Adelaide-based courier Yellow Couriers has increased productivity and cut response times with a new system that has integrated computerised dispatch with back-end business software.
Ron Barton, managing director of the 75-year-old Yellow Cab Group, which owns the courier network, said the benefits of the new system, which replaces a six-year-old generic legacy system, were seen instantly.
"Our expectations were exceeded from the day we turned on the system, with a substantial increase in our ability to handle the workload more efficiently," Barton said.
"The greatest efficiencies can be seen in our dispatch system," he said.
"The average pick-up time for deliveries has been slashed by about two-thirds, even in peak periods, our callbacks have dropped to zero in normal times and just a few in peak periods," Barton said.

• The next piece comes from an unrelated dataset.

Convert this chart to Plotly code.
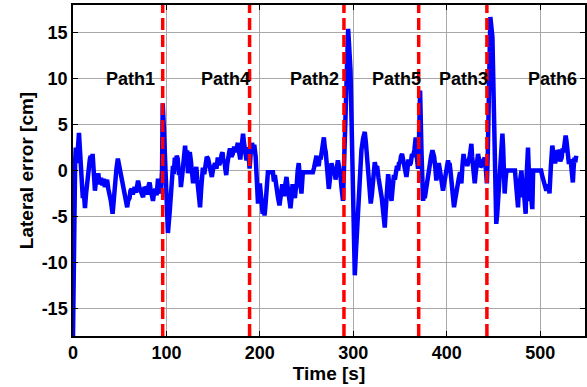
import plotly.graph_objects as go

# Time stamps [s]
time_s = [
    0, 0.5, 1.5, 2.3, 3, 4, 5, 6.4, 7.3, 8.5, 9.5, 10.5, 11.5, 12.8, 14, 15, 16, 17, 18, 19,
    20, 21, 22.3, 23.5, 24.5, 25.5, 26.2, 27, 28.5, 30, 31.5, 33, 34, 35, 36.5, 37.8, 39, 40.5, 42.4, 43.5,
    45, 46.5, 48, 49.5, 51, 52, 53.5, 55, 56, 57, 58, 59, 60.5, 61.5, 62.7, 64, 66, 67.5, 69.6, 71,
    72, 73.5, 75, 76.5, 78, 79.5, 81, 82, 83, 84, 85.6, 86.8, 88, 89.5, 91, 92.5, 94, 95.3, 96, 97.3,
    98.4, 100, 101.6, 103.5, 104.5, 105.5, 106.3, 107, 107.8, 109, 110, 111, 112, 112.8, 113.5, 114.5, 115.5, 116.8, 118, 119,
    120, 120.8, 121.5, 122.2, 123, 124, 125, 126, 127, 127.8, 128.5, 129.5, 131, 132, 133, 134.5, 136, 137.2, 139, 140.5,
    142, 143.2, 144.6, 145.8, 147, 148.6, 150, 152, 153.5, 155, 156.5, 158, 159, 160, 161, 162, 163, 164, 165, 166,
    167, 168, 169.5, 171, 172.5, 174, 175.3, 176.5, 177.8, 179, 180.5, 182, 183, 184, 185.7, 186.5, 187.5, 188.3, 189, 190.3,
    191.6, 192.8, 194, 195.5, 196.8, 198, 199, 200, 201.5, 203, 204, 205, 206, 207, 208.6, 214, 215, 216, 217, 218,
    219.5, 221, 222.5, 224, 225, 226, 227.3, 228.5, 229.5, 230.5, 231.5, 232.8, 234, 235, 236.3, 237.5, 238.5, 239.5, 240.5, 241.6,
    243, 244.5, 246, 256.7, 258, 259.3, 260.6, 261.8, 263, 264, 265, 266.5, 267.5, 268.5, 269.5, 270.5, 272, 273.8, 275.2, 276.7,
    278, 279, 280, 281, 282.3, 283.5, 284.5, 285.5, 286.5, 287.3, 289, 290.5, 292, 294.5, 297, 298.5, 299.8, 301.6, 303, 304.5,
    305.5, 307, 308.7, 310.5, 312.3, 313.5, 314.5, 315.5, 316.5, 317.5, 318.7, 320, 321, 322, 323, 324.3, 325.5, 327, 328.3, 329.4,
    330.5, 331.5, 332.5, 333.7, 334.6, 335.5, 336.5, 337.3, 338.5, 339.8, 340.9, 342.2, 343.5, 344.5, 345.5, 346.8, 348, 349, 350, 351,
    352.2, 353.3, 354.5, 355.6, 356.9, 358, 359, 360.2, 361.5, 362.8, 364, 365.5, 366.8, 368, 369.3, 370.5, 371.5, 373, 374.7, 375.6,
    376.5, 377.5, 378.5, 380, 381.8, 383.2, 384.7, 385.6, 386.5, 387.8, 388.9, 390.2, 391.5, 392.5, 393.5, 394.8, 396, 397.3, 398.5, 400,
    401.4, 402.2, 403, 404, 405, 406.5, 407.8, 409, 410.5, 411.8, 413, 414.3, 415.7, 416.8, 418, 419.3, 420.5, 422, 423.3, 424.5,
    425.5, 426.4, 427.2, 428, 429, 430, 430.8, 431.5, 432.5, 433.5, 435, 436, 437, 438.8, 440.6, 441.8, 443, 444, 445, 446.7,
    448.9, 450, 451.3, 452, 453, 454, 455, 456, 457, 458.3, 459.6, 460.4, 461, 462, 463, 464, 473, 474, 475, 476.3,
    477.2, 478, 479, 480, 480.8, 481.6, 482.5, 483.4, 484.5, 485.3, 486, 487, 488, 488.8, 490, 491.6, 492.5, 501, 502, 503,
    504.5, 506.6, 507.5, 508.3, 509.2, 510, 511.5, 513, 514, 515, 516, 517.3, 518.7, 520, 521.5, 523, 524, 525, 526.2, 527.3,
    528.2, 529, 530, 530.8, 532, 533, 534, 535, 535.8, 536.7, 537.6, 538.6,
]

# Lateral error [cm]
lateral_error_cm = [
    -18, -12, -2, 1, 2.5, 0.8, 2, 4.1, 2.5, 0, -1.5, -3, -2.2, -4.1, -2.5, -1.5, 0.3, 0.5, 1.2, 1.6,
    0.8, 1.8, -0.5, -2.2, -1.2, -0.5, -1.3, -0.3, -1.5, -0.8, -1.6, -0.9, -1.8, -1.2, -1.0, -2.0, -2.5, -3.3, -4.7, -3.0,
    -1.5, 0.2, 1.3, 0.5, 0, -0.8, -1.4, -2.0, -2.5, -3.2, -4.0, -3.3, -3.0, -2.2, -2.0, -2.6, -1.8, -2.4, -1.1, -1.8,
    -2.0, -2.5, -2.9, -1.8, -2.0, -2.6, -1.6, -1.3, -2.0, -2.5, -3.3, -2.4, -2.0, -2.7, -0.9, -1.8, -2.5, 0, 7.3, 4.5,
    1.4, -3.0, -6.8, -4.5, -2.8, -1.8, -0.6, 0.5, -0.4, 1.4, 0.6, 1.6, 1.3, 0.4, -0.5, 0.2, -1.8, -0.6, 0.5, 1.8,
    2.7, 1.5, 1.0, 2.2, -0.3, 0.8, 2.0, 1.2, 0.5, -0.6, -1.4, -0.2, -0.5, 0.4, -1.0, -2.8, -4.0, -2.0, 0.3, -0.4,
    0.5, 1.5, 1.3, 0.5, 0.3, -0.7, 0.2, 0.8, 0.2, 1.4, 0.6, 1.0, 1.7, 2.0, 1.0, 1.2, 0.2, -0.5, 0.6, 1.0,
    1.9, 2.4, 1.5, 1.8, 2.6, 2.0, 2.4, 3.0, 2.0, 1.2, 2.6, 4.0, 3.0, 2.0, 1.1, 2.2, 2.5, 1.2, 0.2, 2.0,
    3.0, 2.4, 2.8, 1.5, -1.0, -3.6, -2.5, -1.4, -3.0, -4.7, -4.0, -4.9, -3.8, -2.5, -0.2, -0.2, -1.2, -0.5, -1.5, -2.0,
    -3.0, -3.8, -2.2, -1.5, -2.2, -2.8, -1.5, -0.7, -1.6, -2.5, -3.3, -4.1, -2.8, -1.5, -2.2, -3.0, -2.0, -1.5, 0, 0.8,
    -1.0, -2.5, -0.2, -0.2, 0.3, 1.0, 1.6, 0.8, 0.5, 1.5, 1.2, 2.2, 3.0, 3.6, 2.5, 2.0, 0.2, -2.0, -0.8, 0.8,
    0.2, -0.5, 0.3, -1.0, 0.2, 1.1, 0.5, 0.0, -0.8, -1.8, -3.3, 2, 9.0, 15.4, 10.9, 4, -2.2, -11.4, -8.5, -5.4,
    -2.2, -1.1, 2.2, 3.5, 4.2, 3.0, 1.8, 0.5, -0.5, -2.0, -3.6, -2.5, -1.0, 0.0, 0.9, 0.2, 0.5, -0.8, -1.5, -2.2,
    -3.0, -4.0, -5.0, -6.2, -4.5, -2.5, -1.2, -0.4, -1.5, -2.5, -3.3, -1.8, -0.5, -1.0, -0.3, 0.5, 0.0, 0.9, 0.8, 1.5,
    1.8, 1.2, 0.5, -0.2, -0.7, 0.2, 1.2, 0.6, 0.8, 1.8, 1.5, 2.3, 3.6, 1.5, 0.2, 4, 8.7, 2, -3.3, -2.5,
    -3.0, -2.2, -1.5, -0.3, 0.4, 1.5, 2.2, 1.8, 1.5, 0.3, -1.1, 0.2, 0.8, 0.2, -0.5, -1.2, -2.2, -1.4, -0.5, 0.3,
    1.1, 0.6, 0.8, 0.0, -1.0, -2.8, -4.0, -3.2, -2.0, -1.2, -0.8, -0.2, -1.4, 0.5, 1.8, 0.8, 1.2, 0.5, 0.9, 1.5,
    2.2, 2.9, 1.5, 0.5, -0.5, -1.4, -0.5, 0.5, 1.0, 1.8, 1.0, 0.4, 0.5, 1.0, 1.4, 0.2, -1.4, 2, 10.1, 16.7,
    14.5, 10, 4.7, -1, -5.8, -4.8, -3.5, -1.5, 0, 2.0, 4.0, 2.5, 1.0, -2.5, -1.0, 0, 0, -1.0, -2.0, -4.0,
    -2.0, -1.0, -0.3, 0, -1.5, -2.9, -2.2, -3.3, -4.7, -1.0, 2.5, 2.5, -0.5, -3.3, -2.5, -4.2, 0, 0, -0.5, -1.0,
    -1.6, -2.2, -1.8, -2.2, -1.5, -2.5, 0.5, 2.7, 2.0, 1.5, 0.8, 1.4, 2.2, 2.0, 1.0, 1.4, 2.4, 2.0, 3.0, 3.8,
    3.2, 2.5, 1.5, 0.7, 1.2, 0.8, -0.3, -1.3, 0.2, 1.4, 0.9, 1.6,
]

switch_times = [96, 189, 290, 370, 443]
path_names = ["Path1", "Path4", "Path2", "Path5", "Path3", "Path6"]
path_label_x = [62, 163, 258, 346, 418, 513]
path_label_y = 10

x_ticks = [0, 100, 200, 300, 400, 500]
y_ticks = [-15, -10, -5, 0, 5, 10, 15]
x_range = [0, 548]
y_range = [-18, 18]

FONT = "Liberation Sans, Arial, sans-serif"

fig = go.Figure()
fig.add_trace(go.Scatter(x=time_s, y=lateral_error_cm, mode="lines",
                         line=dict(color="#0000ff", width=4.5), showlegend=False,
                         hoverinfo="skip"))

for t in switch_times:
    fig.add_shape(type="line", x0=t, x1=t, y0=y_range[0], y1=y_range[1], xref="x", yref="y",
                  line=dict(color="#ff0000", width=3.5, dash="12px,5px"), layer="above")

for name, lx in zip(path_names, path_label_x):
    fig.add_annotation(x=lx, y=path_label_y, text="<b>%s</b>" % name, showarrow=False,
                       font=dict(family=FONT, size=18, color="black"))

axis_common = dict(showline=True, linecolor="black", linewidth=1.5, mirror="ticks",
                   ticks="inside", ticklen=5, tickcolor="black", showgrid=True,
                   gridcolor="#a8a8a8", gridwidth=1, zeroline=False,
                   tickfont=dict(family=FONT, size=18, color="black"))

fig.update_xaxes(range=x_range, tickvals=x_ticks, ticktext=["<b>%d</b>" % v for v in x_ticks],
                 title=dict(text="<b>Time [s]</b>", font=dict(family=FONT, size=19, color="black"),
                            standoff=4),
                 **axis_common)
fig.update_yaxes(range=y_range, tickvals=y_ticks, ticktext=["<b>%d</b>" % v for v in y_ticks],
                 title=dict(text="<b>Lateral error [cm]</b>", font=dict(family=FONT, size=19, color="black"),
                            standoff=3),
                 **axis_common)

fig.update_layout(width=587, height=387, margin=dict(l=73, r=2, t=5, b=51, autoexpand=False),
                  plot_bgcolor="white", paper_bgcolor="white", showlegend=False)

fig.write_html("out.html", config={"displayModeBar": False},
               post_script="document.body.style.margin='0';document.body.style.overflow='hidden';")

"We had no problems with the old system, but we needed to move forward. Technology has moved forward and we needed to move with it," he said.
The courier's 190 drivers now have more time to respond to other deliveries, meaning the company can handle an increased workload without increasing staff, according to Barton.
Shaw Solutions teamed with taxi and courier industry supplier Raywood Communications to develop a technology solution specifically for the Yellow Cab Group to make bookings and billing simpler and eliminate errors.
Peter Fulton, marketing manager for Shaw Solutions, said that instead of only straight point-A to point-B deliveries, couriers also do multiple pick-ups or deliveries as part of the same job.
"Courier companies face a flood of documentation from the sheer volume of transactions; on average Yellow Cab group handles up to 4000 pick-ups and deliveries a day, which creates a lot of overhead," Fulton said. The system is a component of Shaw Solutions' Promadis software suite, which integrated its courier functions with its financial systems and Melbourne-based Raywood's Dispatcher.
Tracking drivers and keeping them notified of jobs has become easier, quicker and more accurate; after each delivery the control centre is automatically alerted so the location of drivers is known at all times, Fulton said. As soon as the telephonist takes an order, the Raywood Dispatcher system sends the job information to a terminal in a vehicle. Instances of drivers missing out on a pick-up en route, due to delayed information, are now avoided. Also, delivery and pick-up addresses are now street directory-checked at the time of the booking, to ensure against wrong addresses.
Operators can respond at the time of booking to queries about billing and the cost of individual deliveries. The system allows costings for each customer according to its contract and rates, he said.